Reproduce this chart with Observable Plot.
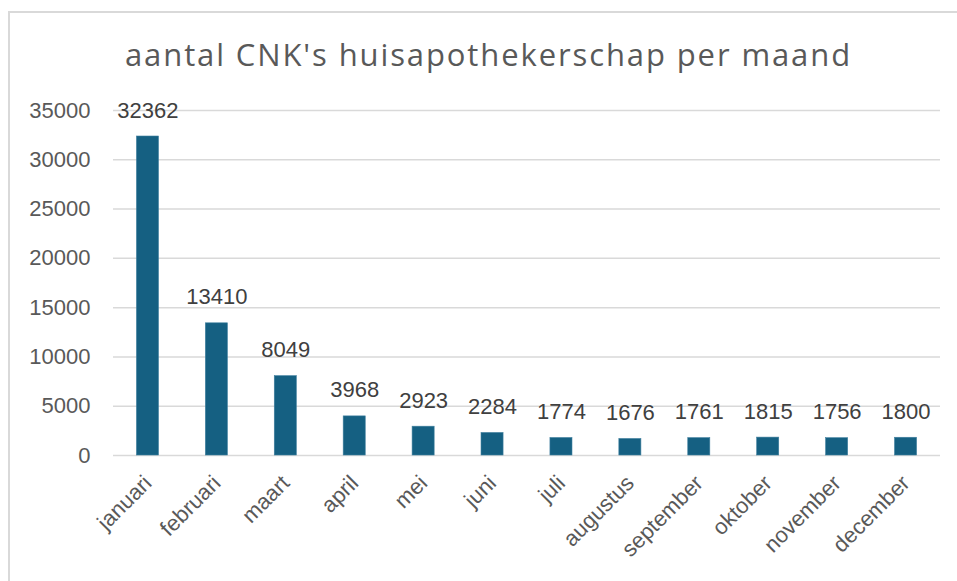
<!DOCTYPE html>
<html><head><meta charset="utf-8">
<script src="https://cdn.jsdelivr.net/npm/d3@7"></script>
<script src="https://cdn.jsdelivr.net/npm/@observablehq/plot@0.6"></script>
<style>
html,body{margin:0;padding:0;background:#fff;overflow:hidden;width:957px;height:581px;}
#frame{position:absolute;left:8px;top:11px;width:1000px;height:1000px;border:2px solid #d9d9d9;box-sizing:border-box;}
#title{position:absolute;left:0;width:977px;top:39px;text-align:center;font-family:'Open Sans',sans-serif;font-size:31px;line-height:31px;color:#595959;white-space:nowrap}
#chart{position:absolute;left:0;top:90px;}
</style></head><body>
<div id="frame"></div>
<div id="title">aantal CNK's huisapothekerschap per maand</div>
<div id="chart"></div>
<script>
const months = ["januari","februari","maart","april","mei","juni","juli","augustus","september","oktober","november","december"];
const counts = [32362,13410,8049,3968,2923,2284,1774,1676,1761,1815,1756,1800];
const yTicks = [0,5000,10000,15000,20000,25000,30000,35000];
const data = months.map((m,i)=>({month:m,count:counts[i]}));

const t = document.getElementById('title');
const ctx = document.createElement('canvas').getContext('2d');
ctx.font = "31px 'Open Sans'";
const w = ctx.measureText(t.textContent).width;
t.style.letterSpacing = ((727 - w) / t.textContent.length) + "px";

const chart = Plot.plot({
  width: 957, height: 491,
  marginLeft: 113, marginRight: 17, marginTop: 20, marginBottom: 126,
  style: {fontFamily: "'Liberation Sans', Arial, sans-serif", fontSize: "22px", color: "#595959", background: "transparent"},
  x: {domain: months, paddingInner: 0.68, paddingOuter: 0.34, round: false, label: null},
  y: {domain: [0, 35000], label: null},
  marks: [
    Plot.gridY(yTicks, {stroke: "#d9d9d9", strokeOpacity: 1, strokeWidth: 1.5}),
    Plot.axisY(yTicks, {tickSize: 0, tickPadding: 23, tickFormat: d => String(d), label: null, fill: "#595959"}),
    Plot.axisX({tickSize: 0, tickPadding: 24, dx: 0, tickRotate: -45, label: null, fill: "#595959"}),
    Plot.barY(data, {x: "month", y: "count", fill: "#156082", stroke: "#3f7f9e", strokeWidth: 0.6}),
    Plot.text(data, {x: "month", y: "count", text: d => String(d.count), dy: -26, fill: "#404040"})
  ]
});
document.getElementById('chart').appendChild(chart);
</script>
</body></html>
---+---
* [WRITTEN EXERCISE] Skip the pictures, then retype every line above exactly.

* [FULL ANSWER]
Reproduce this chart with Observable Plot.
<!DOCTYPE html>
<html><head><meta charset="utf-8">
<script src="https://cdn.jsdelivr.net/npm/d3@7"></script>
<script src="https://cdn.jsdelivr.net/npm/@observablehq/plot@0.6"></script>
<style>
html,body{margin:0;padding:0;background:#fff;overflow:hidden;width:957px;height:581px;}
#frame{position:absolute;left:8px;top:11px;width:1000px;height:1000px;border:2px solid #d9d9d9;box-sizing:border-box;}
#title{position:absolute;left:0;width:977px;top:39px;text-align:center;font-family:'Open Sans',sans-serif;font-size:31px;line-height:31px;color:#595959;white-space:nowrap}
#chart{position:absolute;left:0;top:90px;}
</style></head><body>
<div id="frame"></div>
<div id="title">aantal CNK's huisapothekerschap per maand</div>
<div id="chart"></div>
<script>
const months = ["januari","februari","maart","april","mei","juni","juli","augustus","september","oktober","november","december"];
const counts = [32362,13410,8049,3968,2923,2284,1774,1676,1761,1815,1756,1800];
const yTicks = [0,5000,10000,15000,20000,25000,30000,35000];
const data = months.map((m,i)=>({month:m,count:counts[i]}));

const t = document.getElementById('title');
const ctx = document.createElement('canvas').getContext('2d');
ctx.font = "31px 'Open Sans'";
const w = ctx.measureText(t.textContent).width;
t.style.letterSpacing = ((727 - w) / t.textContent.length) + "px";

const chart = Plot.plot({
  width: 957, height: 491,
  marginLeft: 113, marginRight: 17, marginTop: 20, marginBottom: 126,
  style: {fontFamily: "'Liberation Sans', Arial, sans-serif", fontSize: "22px", color: "#595959", background: "transparent"},
  x: {domain: months, paddingInner: 0.68, paddingOuter: 0.34, round: false, label: null},
  y: {domain: [0, 35000], label: null},
  marks: [
    Plot.gridY(yTicks, {stroke: "#d9d9d9", strokeOpacity: 1, strokeWidth: 1.5}),
    Plot.axisY(yTicks, {tickSize: 0, tickPadding: 23, tickFormat: d => String(d), label: null, fill: "#595959"}),
    Plot.axisX({tickSize: 0, tickPadding: 24, dx: 0, tickRotate: -45, label: null, fill: "#595959"}),
    Plot.barY(data, {x: "month", y: "count", fill: "#156082", stroke: "#3f7f9e", strokeWidth: 0.6}),
    Plot.text(data, {x: "month", y: "count", text: d => String(d.count), dy: -26, fill: "#404040"})
  ]
});
document.getElementById('chart').appendChild(chart);
</script>
</body></html>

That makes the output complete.